# MLC Swap



## jdbryant (Apr 25, 2013)

I wont be pulling in until around 5 am Saturday morning. Today is Thursday and I sit in my office wondering what good treasures i'm missing out on. Share your finds with pictures on this thread. 

Justin


----------



## Freqman1 (Apr 25, 2013)

How many of us are in the Holiday Inn Express? V/r Shawn


----------



## Terry66 (Apr 26, 2013)

I found this....and a few springer forks. Pretty much complete...fender braces are rough and its missing one Firestone pedal. It will clean up really nice.


















These are going on the Super Cruiser!


----------



## 1959firearrow (Apr 27, 2013)

Those grips and bags look nice wonder who sold them to you?  Man I still need to get you those chain adjusters.


----------



## Terry66 (Apr 27, 2013)

1959firearrow said:


> Those grips and bags look nice wonder who sold them to you?  Man I still need to get you those chain adjusters.

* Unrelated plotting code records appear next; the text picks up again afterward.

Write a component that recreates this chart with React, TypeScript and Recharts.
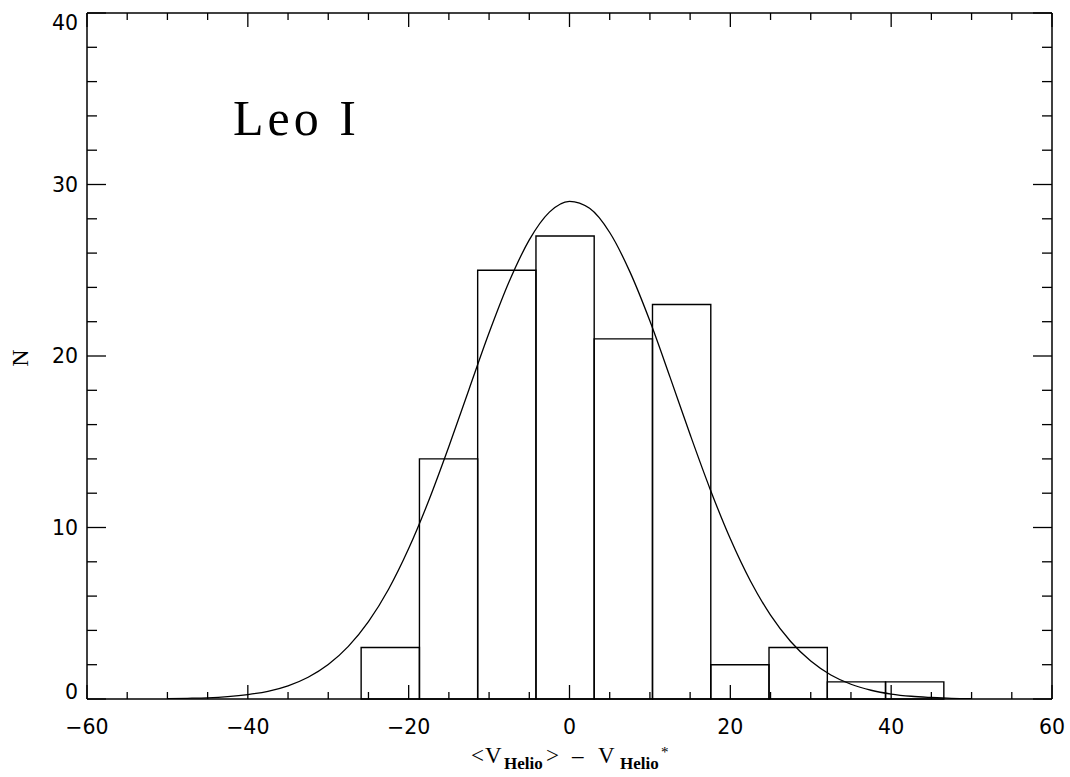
import React from "react";
import {
  ComposedChart,
  Line,
  XAxis,
  YAxis,
  ReferenceArea,
} from "recharts";

// histogram bins (velocity offset, km/s) and counts
const binStart = [-25.91, -18.66, -11.42, -4.17, 3.07, 10.32, 17.57, 24.81, 32.06, 39.3];
const binEnd = [-18.66, -11.42, -4.17, 3.07, 10.32, 17.57, 24.81, 32.06, 39.3, 46.55];
const counts = [3, 14, 25, 27, 21, 23, 2, 3, 1, 1];

// fitted curve
const curveX = [
  -50, -47.5, -45, -42.5, -40, -37.5, -35, -32.5, -30, -27.5, -25, -22.5, -20, -17.5, -15,
  -12.5, -10, -7.5, -5, -2.5, 0, 2.5, 5, 7.5, 10, 12.5, 15, 17.5, 20, 22.5, 25, 27.5, 30,
  32.5, 35, 37.5, 40, 42.5, 45, 47.5, 50,
];
const curveN = [
  0.02, 0.04, 0.07, 0.14, 0.26, 0.45, 0.77, 1.27, 2.01, 3.07, 4.51, 6.4, 8.77, 11.57, 14.72,
  18.05, 21.35, 24.34, 26.77, 28.39, 29.02, 28.61, 27.2, 24.92, 22.04, 18.77, 15.42, 12.22,
  9.34, 6.88, 4.89, 3.35, 2.21, 1.4, 0.86, 0.51, 0.29, 0.16, 0.09, 0.04, 0.02,
];

const xTicks = [-60, -55, -50, -45, -40, -35, -30, -25, -20, -15, -10, -5, 0, 5, 10, 15, 20, 25, 30, 35, 40, 45, 50, 55, 60];
const yTicks = [0, 2, 4, 6, 8, 10, 12, 14, 16, 18, 20, 22, 24, 26, 28, 30, 32, 34, 36, 38, 40];

const curve = curveX.map((x, i) => ({ x, n: curveN[i] }));

const LABEL_FONT = "'DejaVu Sans', 'Liberation Sans', sans-serif";
const SERIF = "'Liberation Serif', 'Times New Roman', serif";

function XTick(props: any) {
  const { x, y, payload, side } = props;
  const v = payload.value;
  const major = v % 20 === 0;
  const len = major ? 14 : 7;
  const dir = side === "bottom" ? -1 : 1;
  return (
    <g>
      <line x1={x} y1={y} x2={x} y2={y + dir * len} stroke="#000" strokeWidth={1.3} />
      {side === "bottom" && major && (
        <text x={x} y={y + 35} textAnchor="middle" fontFamily={LABEL_FONT} fontSize={20.5} fill="#000">
          {String(v).replace("-", "\u2212")}
        </text>
      )}
    </g>
  );
}

function YTick(props: any) {
  const { x, y, payload, side } = props;
  const v = payload.value;
  const major = v % 10 === 0;
  const len = major ? 19 : 10;
  const dir = side === "left" ? 1 : -1;
  let dy = 7;
  if (v === 40) dy = 17;
  if (v === 0) dy = 0;
  return (
    <g>
      <line x1={x} y1={y} x2={x + dir * len} y2={y} stroke="#000" strokeWidth={1.3} />
      {side === "left" && major && (
        <text x={x - 9} y={y + dy} textAnchor="end" fontFamily={LABEL_FONT} fontSize={20.5} fill="#000">
          {v}
        </text>
      )}
    </g>
  );
}

export default function App() {
  return (
    <div style={{ position: "absolute", left: 0, top: 0, width: 1070, height: 777, background: "#fff" }}>
      <ComposedChart
        width={1070}
        height={777}
        data={curve}
        margin={{ top: 12, right: 17, bottom: 0, left: 0 }}
      >
        <XAxis
          dataKey="x"
          type="number"
          domain={[-60, 60]}
          ticks={xTicks}
          interval={0}
          allowDataOverflow
          height={78}
          tickSize={0}
          tickMargin={0}
          tickLine={false}
          axisLine={{ stroke: "#000", strokeWidth: 1.5 }}
          tick={(p: any) => <XTick {...p} side="bottom" />}
        />
        <XAxis
          xAxisId="top"
          dataKey="x"
          orientation="top"
          type="number"
          domain={[-60, 60]}
          ticks={xTicks}
          interval={0}
          allowDataOverflow
          height={1}
          tickSize={0}
          tickMargin={0}
          tickLine={false}
          axisLine={{ stroke: "#000", strokeWidth: 1.5 }}
          tick={(p: any) => <XTick {...p} side="top" />}
        />
        <YAxis
          type="number"
          domain={[0, 40]}
          ticks={yTicks}
          interval={0}
          allowDataOverflow
          width={87}
          tickSize={0}
          tickMargin={0}
          tickLine={false}
          axisLine={{ stroke: "#000", strokeWidth: 1.5 }}
          tick={(p: any) => <YTick {...p} side="left" />}
        />
        <YAxis
          yAxisId="right"
          orientation="right"
          type="number"
          domain={[0, 40]}
          ticks={yTicks}
          interval={0}
          allowDataOverflow
          width={1}
          tickSize={0}
          tickMargin={0}
          tickLine={false}
          axisLine={{ stroke: "#000", strokeWidth: 1.5 }}
          tick={(p: any) => <YTick {...p} side="right" />}
        />
        {counts.map((c, i) => (
          <ReferenceArea
            key={i}
            x1={binStart[i]}
            x2={binEnd[i]}
            y1={0}
            y2={c}
            fill="none"
            fillOpacity={0}
            stroke="#000"
            strokeWidth={1.4}
            strokeOpacity={1}
          />
        ))}
        <Line
          dataKey="n"
          type="monotone"
          stroke="#000"
          strokeWidth={1.3}
          dot={false}
          isAnimationActive={false}
        />
        <Line
          dataKey="n"
          xAxisId="top"
          yAxisId="right"
          stroke="none"
          dot={false}
          legendType="none"
          isAnimationActive={false}
        />
      </ComposedChart>
      <svg
        width={1070}
        height={777}
        style={{ position: "absolute", left: 0, top: 0, pointerEvents: "none" }}
      >
        <text x={233} y={135} fontFamily={SERIF} fontSize={50} textLength={123} lengthAdjust="spacing" fill="#000">
          Leo I
        </text>
        <text
          x={20}
          y={358}
          transform="rotate(-90 20 358)"
          textAnchor="middle"
          dominantBaseline="central"
          fontFamily={SERIF}
          fontSize={24}
          fill="#000"
        >
          N
        </text>
        <text y={763} fontFamily={SERIF} fontSize={23} fill="#000">
          <tspan x={471}>{"<"}</tspan>
          <tspan x={485}>V</tspan>
          <tspan x={504} y={769} fontSize={17} fontWeight="bold">Helio</tspan>
          <tspan x={546} y={763}>{">"}</tspan>
          <tspan x={572}>{"\u2013"}</tspan>
          <tspan x={598}>V</tspan>
          <tspan x={620} y={769} fontSize={17} fontWeight="bold">Helio</tspan>
          <tspan x={661} y={757} fontSize={15}>*</tspan>
        </text>
      </svg>
    </div>
  );
}
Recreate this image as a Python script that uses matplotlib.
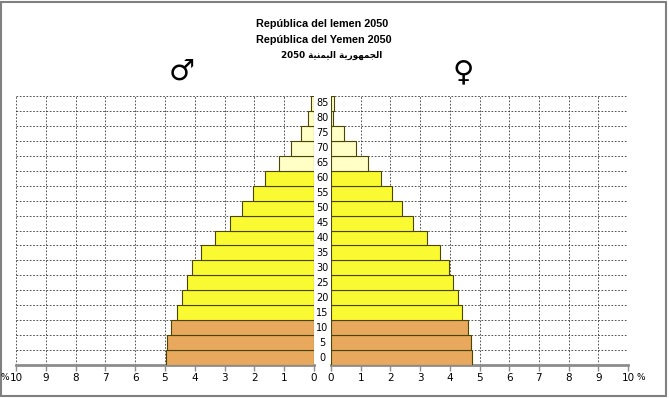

Dude...I had no idea who you were. That's awesome. It was nice meeting you. You going to Ann Arbor?


----------



## 1959firearrow (Apr 27, 2013)

I wish I Could say I was but that will be next year. Sadly yesterday I came to kind of get out of the whole bike thing for a bit but then realized I loved it too much. That swap meet was just what I needed. Your firestone is just wow. I should have done my hello im 1959firearrow from the cabe /rat rod bikes sign taped to my shirt. There is always next year.


----------



## Oldnut (Apr 30, 2013)

*Memory lane swap*

Was a great time sold 5. Between mem lane and the auction picked up a 49 men's Shelby,30s emblem motobike,a teens woman's Elgin (parts bike)and a early teens - 20s excelsior-michigan city truss bar bike looks untouched will keep me busy this summer.


----------